Ho da sempre grossi problemi di concentrazione. Ritornare a Vittorio Veneto in questa momento è stata una necessità maturata dopo periodi di residenza a Rotterdam e New York legata anche a questo. Non posso certo dire di starci bene. La maggior parte dei miei amici o delle persone con le quali mi piace confrontarmi stanno a centinaia o migliaia di chilometri tanto per fare un esempio ma è pur vero che io non ho scelto un lavoro e in Italia credo valga la pena di vivere in città solo se è il tuo mestiere ad imporlo. O l'amore. Per il resto Vittorio Veneto credo sia la periferia di qualunque altra città tanto quanto lo sono Milano, Parigi o Londra. È forse solo più facile accorgersene da qui piuttosto che da lì. Se guardi dalla luce al buio è molto difficile tu possa vedere qualcosa.
Quanto la noia, la voglia irrequieta di un qualcosa che non trovi, il caso e l’errore hanno influito nella tua vita e sul tuo lavoro?

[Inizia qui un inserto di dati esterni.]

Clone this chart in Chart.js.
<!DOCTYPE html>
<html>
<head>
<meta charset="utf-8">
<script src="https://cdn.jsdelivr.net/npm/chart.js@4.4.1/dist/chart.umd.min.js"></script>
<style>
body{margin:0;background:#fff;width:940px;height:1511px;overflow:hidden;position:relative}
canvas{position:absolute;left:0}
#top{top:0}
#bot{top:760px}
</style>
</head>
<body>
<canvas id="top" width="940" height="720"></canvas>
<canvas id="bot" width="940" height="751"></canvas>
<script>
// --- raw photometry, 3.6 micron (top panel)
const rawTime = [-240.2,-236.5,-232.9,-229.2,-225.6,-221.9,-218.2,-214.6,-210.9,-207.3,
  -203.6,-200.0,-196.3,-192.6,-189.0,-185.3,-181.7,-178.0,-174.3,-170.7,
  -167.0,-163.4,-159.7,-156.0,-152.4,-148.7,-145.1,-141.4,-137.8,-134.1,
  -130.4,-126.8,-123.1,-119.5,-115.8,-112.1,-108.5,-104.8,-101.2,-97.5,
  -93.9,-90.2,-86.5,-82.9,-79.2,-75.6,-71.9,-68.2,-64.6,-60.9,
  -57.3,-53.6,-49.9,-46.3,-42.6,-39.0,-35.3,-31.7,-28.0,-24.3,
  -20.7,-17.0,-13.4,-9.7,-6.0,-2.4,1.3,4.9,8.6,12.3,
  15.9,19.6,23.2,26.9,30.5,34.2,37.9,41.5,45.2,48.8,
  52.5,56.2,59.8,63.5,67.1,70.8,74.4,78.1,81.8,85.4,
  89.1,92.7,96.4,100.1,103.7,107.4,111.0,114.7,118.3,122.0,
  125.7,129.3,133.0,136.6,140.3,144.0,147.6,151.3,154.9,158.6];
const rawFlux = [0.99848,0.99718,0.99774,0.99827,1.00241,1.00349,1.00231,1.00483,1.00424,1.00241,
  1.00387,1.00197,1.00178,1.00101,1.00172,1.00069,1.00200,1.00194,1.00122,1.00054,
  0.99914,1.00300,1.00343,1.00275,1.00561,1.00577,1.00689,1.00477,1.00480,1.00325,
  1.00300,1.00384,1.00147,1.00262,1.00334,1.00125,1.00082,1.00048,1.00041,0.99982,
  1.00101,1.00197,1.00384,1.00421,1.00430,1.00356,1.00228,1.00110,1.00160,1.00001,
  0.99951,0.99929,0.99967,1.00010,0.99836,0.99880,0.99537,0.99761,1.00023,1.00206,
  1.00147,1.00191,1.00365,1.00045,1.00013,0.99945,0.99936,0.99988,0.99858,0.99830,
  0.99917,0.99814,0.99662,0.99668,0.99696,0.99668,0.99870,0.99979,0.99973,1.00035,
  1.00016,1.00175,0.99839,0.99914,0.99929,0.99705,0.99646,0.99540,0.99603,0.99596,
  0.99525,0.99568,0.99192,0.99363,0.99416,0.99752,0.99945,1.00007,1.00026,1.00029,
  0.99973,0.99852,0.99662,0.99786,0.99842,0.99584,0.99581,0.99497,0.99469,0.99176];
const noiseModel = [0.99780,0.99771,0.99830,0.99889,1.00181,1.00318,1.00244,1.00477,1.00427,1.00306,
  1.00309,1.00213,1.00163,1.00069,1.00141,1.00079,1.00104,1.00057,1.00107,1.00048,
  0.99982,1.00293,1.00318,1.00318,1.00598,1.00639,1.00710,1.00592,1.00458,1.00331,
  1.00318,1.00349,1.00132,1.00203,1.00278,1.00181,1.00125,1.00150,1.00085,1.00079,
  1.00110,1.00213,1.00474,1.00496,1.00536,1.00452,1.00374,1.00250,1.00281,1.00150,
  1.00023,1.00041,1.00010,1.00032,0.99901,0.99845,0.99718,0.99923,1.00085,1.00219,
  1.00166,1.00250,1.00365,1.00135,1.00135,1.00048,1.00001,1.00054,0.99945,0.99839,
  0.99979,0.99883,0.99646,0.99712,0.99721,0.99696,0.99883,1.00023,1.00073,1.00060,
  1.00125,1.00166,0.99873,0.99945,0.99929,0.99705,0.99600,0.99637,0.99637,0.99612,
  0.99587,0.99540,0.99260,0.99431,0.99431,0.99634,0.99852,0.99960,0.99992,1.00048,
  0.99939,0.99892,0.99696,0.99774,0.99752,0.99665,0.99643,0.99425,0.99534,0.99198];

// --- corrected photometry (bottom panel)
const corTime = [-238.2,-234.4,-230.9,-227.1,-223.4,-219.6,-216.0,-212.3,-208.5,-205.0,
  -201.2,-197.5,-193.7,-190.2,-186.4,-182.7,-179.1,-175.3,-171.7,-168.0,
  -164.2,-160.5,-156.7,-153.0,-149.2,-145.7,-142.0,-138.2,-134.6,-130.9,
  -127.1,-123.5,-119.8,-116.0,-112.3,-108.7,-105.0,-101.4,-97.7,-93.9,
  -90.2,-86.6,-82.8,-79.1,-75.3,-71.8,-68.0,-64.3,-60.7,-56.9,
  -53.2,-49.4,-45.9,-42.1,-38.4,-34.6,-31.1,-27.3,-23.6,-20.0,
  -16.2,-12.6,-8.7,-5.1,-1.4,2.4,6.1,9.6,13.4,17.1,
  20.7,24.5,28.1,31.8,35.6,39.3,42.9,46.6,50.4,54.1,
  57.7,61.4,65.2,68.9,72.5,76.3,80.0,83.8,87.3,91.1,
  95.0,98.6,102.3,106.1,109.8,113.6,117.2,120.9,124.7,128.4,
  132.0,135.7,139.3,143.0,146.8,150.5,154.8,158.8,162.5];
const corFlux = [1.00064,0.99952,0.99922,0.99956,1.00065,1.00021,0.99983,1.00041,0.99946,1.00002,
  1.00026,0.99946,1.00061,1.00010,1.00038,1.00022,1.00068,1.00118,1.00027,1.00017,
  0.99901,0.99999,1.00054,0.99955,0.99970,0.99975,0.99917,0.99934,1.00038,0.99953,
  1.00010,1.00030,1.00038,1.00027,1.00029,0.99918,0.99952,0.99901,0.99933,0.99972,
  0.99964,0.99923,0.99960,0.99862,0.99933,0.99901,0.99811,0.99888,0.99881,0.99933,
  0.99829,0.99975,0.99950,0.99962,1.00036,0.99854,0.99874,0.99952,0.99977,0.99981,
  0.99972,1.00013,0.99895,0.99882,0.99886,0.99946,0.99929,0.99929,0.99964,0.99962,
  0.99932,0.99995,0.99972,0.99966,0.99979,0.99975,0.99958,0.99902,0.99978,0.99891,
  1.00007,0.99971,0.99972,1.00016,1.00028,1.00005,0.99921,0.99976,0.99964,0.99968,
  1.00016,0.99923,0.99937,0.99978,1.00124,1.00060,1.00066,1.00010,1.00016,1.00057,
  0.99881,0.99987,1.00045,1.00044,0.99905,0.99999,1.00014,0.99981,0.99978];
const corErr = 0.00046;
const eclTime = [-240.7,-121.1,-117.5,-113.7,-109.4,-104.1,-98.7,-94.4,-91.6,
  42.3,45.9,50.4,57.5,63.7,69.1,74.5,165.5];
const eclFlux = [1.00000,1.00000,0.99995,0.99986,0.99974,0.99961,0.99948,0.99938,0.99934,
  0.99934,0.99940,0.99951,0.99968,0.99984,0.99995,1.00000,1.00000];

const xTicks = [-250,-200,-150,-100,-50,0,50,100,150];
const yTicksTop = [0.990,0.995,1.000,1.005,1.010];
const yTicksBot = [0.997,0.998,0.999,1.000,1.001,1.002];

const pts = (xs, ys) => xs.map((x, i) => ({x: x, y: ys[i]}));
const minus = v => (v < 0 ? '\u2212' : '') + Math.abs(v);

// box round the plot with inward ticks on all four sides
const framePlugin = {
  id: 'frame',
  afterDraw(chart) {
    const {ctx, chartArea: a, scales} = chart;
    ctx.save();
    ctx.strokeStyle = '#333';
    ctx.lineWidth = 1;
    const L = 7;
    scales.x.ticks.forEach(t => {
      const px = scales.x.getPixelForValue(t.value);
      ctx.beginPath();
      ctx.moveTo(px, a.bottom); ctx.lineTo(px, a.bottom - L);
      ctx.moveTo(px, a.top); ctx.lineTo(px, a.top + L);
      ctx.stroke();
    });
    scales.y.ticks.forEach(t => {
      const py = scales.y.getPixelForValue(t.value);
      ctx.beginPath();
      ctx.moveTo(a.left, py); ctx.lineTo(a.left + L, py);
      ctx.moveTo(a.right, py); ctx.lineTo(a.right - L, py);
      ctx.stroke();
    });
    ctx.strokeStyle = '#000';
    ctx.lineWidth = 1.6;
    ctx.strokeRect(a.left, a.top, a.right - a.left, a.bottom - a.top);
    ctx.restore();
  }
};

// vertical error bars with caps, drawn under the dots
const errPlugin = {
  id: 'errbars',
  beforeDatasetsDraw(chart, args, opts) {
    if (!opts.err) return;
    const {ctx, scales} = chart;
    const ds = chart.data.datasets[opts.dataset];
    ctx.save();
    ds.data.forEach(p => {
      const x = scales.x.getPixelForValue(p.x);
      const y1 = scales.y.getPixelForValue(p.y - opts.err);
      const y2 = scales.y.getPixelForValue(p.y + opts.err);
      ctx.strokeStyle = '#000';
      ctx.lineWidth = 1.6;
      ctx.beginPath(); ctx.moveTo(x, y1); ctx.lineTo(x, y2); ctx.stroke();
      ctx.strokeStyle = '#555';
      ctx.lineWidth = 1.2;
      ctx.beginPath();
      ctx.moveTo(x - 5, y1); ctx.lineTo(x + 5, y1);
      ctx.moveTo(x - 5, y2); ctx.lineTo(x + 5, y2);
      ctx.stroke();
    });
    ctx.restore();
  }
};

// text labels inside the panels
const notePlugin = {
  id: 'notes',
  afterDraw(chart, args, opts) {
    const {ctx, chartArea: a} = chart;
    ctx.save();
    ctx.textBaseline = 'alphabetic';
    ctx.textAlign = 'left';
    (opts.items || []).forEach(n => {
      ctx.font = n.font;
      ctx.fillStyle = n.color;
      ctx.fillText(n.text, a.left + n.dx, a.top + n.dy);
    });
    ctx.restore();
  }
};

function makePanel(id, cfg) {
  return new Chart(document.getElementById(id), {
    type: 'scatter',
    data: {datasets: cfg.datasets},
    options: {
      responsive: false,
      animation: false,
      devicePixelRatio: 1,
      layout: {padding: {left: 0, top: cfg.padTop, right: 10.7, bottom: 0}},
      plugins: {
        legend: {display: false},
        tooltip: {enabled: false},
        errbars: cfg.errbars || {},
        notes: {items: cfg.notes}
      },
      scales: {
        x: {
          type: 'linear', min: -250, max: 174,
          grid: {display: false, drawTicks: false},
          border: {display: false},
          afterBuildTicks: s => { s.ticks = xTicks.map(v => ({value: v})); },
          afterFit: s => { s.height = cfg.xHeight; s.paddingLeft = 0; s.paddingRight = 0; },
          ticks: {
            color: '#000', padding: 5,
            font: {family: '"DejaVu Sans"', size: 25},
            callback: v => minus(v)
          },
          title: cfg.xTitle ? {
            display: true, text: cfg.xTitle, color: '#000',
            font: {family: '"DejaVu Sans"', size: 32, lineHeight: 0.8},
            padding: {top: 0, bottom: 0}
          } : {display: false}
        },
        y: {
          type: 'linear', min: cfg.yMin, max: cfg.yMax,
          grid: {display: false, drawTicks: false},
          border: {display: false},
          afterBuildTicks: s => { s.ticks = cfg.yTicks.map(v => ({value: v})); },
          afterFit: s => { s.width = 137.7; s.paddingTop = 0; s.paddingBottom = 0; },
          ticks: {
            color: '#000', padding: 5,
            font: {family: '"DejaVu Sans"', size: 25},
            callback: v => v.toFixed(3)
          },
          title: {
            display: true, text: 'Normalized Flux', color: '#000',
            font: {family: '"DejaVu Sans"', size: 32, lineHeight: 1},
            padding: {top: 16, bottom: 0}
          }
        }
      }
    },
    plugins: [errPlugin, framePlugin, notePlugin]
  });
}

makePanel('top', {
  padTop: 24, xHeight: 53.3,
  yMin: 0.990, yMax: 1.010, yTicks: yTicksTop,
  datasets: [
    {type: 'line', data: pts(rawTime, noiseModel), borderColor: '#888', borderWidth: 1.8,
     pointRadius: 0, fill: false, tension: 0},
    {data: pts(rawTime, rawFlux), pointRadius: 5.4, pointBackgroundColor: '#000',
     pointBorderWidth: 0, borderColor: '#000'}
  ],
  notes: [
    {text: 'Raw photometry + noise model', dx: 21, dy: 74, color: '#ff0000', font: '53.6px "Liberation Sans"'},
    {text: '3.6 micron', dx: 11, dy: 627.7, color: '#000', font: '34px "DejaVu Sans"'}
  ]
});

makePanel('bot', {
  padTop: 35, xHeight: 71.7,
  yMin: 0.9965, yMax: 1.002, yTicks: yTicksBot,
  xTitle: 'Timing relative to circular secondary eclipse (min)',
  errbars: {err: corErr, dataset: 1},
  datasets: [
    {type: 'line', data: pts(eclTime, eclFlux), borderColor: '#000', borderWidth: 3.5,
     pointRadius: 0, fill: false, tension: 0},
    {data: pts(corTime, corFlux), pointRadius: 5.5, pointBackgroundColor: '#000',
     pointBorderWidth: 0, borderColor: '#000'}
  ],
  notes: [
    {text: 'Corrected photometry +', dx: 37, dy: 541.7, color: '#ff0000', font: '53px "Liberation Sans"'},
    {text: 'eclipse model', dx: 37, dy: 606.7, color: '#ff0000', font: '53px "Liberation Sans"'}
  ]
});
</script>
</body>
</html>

Ho sempre riconosciuto nella noia, nell'alienazione e nella solitudine le origini di quello che faccio. Non necessariamente il pensiero è in antitesi sopratutto quando in un luogo che induce noia, alienazione e solitudine hai deciso di viverci. Voglio essere ottimista, non esisterà mai una mia pratica più pacificata per quanto mi riguarda. Non sto cercando la pace, per questo credo siano evidenti metodo e ragionamento in quanto faccio. Da bambino camminavo dritto nei corridoi delle elementari andando a sbattere contro le persone ripentendo ad alta voce 'niente mi fermerà niente mi fermerà niente mi fermerà'. L'arte è vitale e necessaria.

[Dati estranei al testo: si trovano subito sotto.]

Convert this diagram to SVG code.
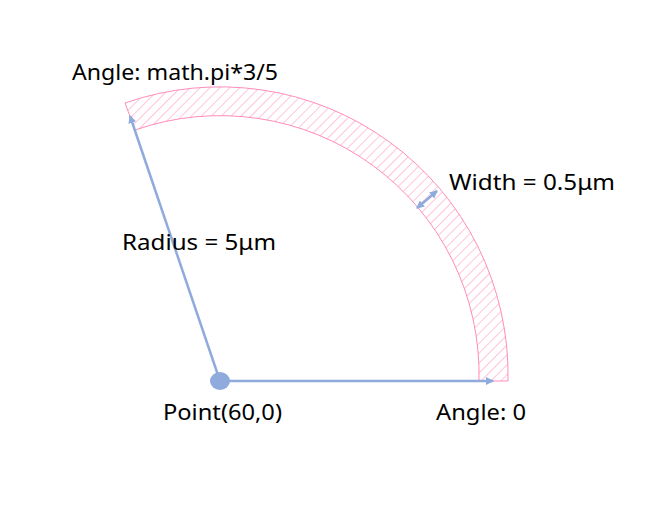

Ad oggi, cosa ti rimane del progetto Lago Morto?
Percepisco ora Lago Morto come un evoluzione di Nico & The Vascellaris. Non è però così che il progetto è nato. Si trattava del risultato di un analisi sommaria sotto forma di diagramma su un gran foglio di carta dell'industria dell'intrattenimento e delle sue modalità operative. Partivo ovviamente dal presupposto che nulla viene fatto per emancipare l'individuo ma piuttosto per soggiogarlo. In questo senso credo lavorare sul territorio possa solamente migliorare la situazione ma il prezzo che deve pagare chi si adopera a questo cambiamento è spesso troppo alto. Sopratutto a livello umano. Tornando a Lago Morto quello che rimane è un'esperienza indimenticabile andato ben al di la della mia capacità immaginifica. Ciò che è rimasto umanamente può essere riassunto nel poster che è ancora esposto nella Pizzeria al metro 'Al Crostino'. Non sono certo abbia senso tentare di ripeterla altrove. Ha funzionato anche perché è un progetto che ha fatto dell'imprevedibilità e spontaneità la propria forza.
Ninos du Brasil: da dove è nato il progetto, quali motivi stanno alle sue spalle?

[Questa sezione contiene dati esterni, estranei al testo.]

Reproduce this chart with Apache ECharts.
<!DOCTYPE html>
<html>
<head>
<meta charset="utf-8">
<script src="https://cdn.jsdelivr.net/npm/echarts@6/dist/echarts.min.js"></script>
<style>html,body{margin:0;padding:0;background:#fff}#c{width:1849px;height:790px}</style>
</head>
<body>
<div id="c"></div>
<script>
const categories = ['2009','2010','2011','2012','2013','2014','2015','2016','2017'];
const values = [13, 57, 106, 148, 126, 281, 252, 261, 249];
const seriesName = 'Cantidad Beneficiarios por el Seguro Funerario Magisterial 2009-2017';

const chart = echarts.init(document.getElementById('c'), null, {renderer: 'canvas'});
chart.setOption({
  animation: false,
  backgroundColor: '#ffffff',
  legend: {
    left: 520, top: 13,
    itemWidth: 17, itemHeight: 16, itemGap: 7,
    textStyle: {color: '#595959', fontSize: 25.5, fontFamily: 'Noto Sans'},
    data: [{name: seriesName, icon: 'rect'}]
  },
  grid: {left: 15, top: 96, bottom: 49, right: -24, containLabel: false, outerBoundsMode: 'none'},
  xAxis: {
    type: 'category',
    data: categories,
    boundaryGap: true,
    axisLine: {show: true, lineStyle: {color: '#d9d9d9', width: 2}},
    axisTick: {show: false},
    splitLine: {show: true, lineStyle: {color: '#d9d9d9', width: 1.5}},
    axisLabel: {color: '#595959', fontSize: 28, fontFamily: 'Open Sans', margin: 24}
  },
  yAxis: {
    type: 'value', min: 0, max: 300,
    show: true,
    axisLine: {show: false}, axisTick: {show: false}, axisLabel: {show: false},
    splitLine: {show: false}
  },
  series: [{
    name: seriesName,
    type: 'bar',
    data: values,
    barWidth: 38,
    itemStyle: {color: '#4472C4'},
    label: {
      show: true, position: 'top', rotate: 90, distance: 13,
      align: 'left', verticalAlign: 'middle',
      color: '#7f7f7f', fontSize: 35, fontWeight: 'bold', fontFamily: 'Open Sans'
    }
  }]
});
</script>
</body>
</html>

Ninos Du Brasil nasce come uno scherzo. Parlavo con Nicolò in furgone durante un tour dei With Love. Solo in tempi più recenti ci è parso che ripetere per un'ora 'nos somos ninos du brasil, somos ninos brasil' fosse ancora uno scherzo molto divertente e affatto stupido. Non è certo possibile scindere Ninos Du Brasil dalla mia pratica performativa ma non è negli abiti o trucchi di scena che si possono riconoscere le analogie. Trovo più interessante tentare un paragone con With Love che, non ho mai negato, sono stati fondamentali per la mia evoluzione artistica. C'è stato un momento in cui avevo proposto ai With Love di lavorare ad un disco abbandonando gli strumenti a corde per concentrarsi solo su voce e batteria. Forse è lecito pensare Ninos Du Brasil parta da qui. Di fatto alle canzoni di Muito N.D.B. abbiamo lavorato partendo da ritmi e percussioni sovrapposte durante lunghe e diverse sessioni. Nascendo in maniera totalmente spontanea e senza alcuna pretesa è seguendo queste coordinate che evolviamo le idee delle nostre presentazioni. Lavorando sotto mentite spoglie non è pero nostro interesse svelare ambizioni e obiettivi di che ci siamo prefissati come Ninos Du Brasil.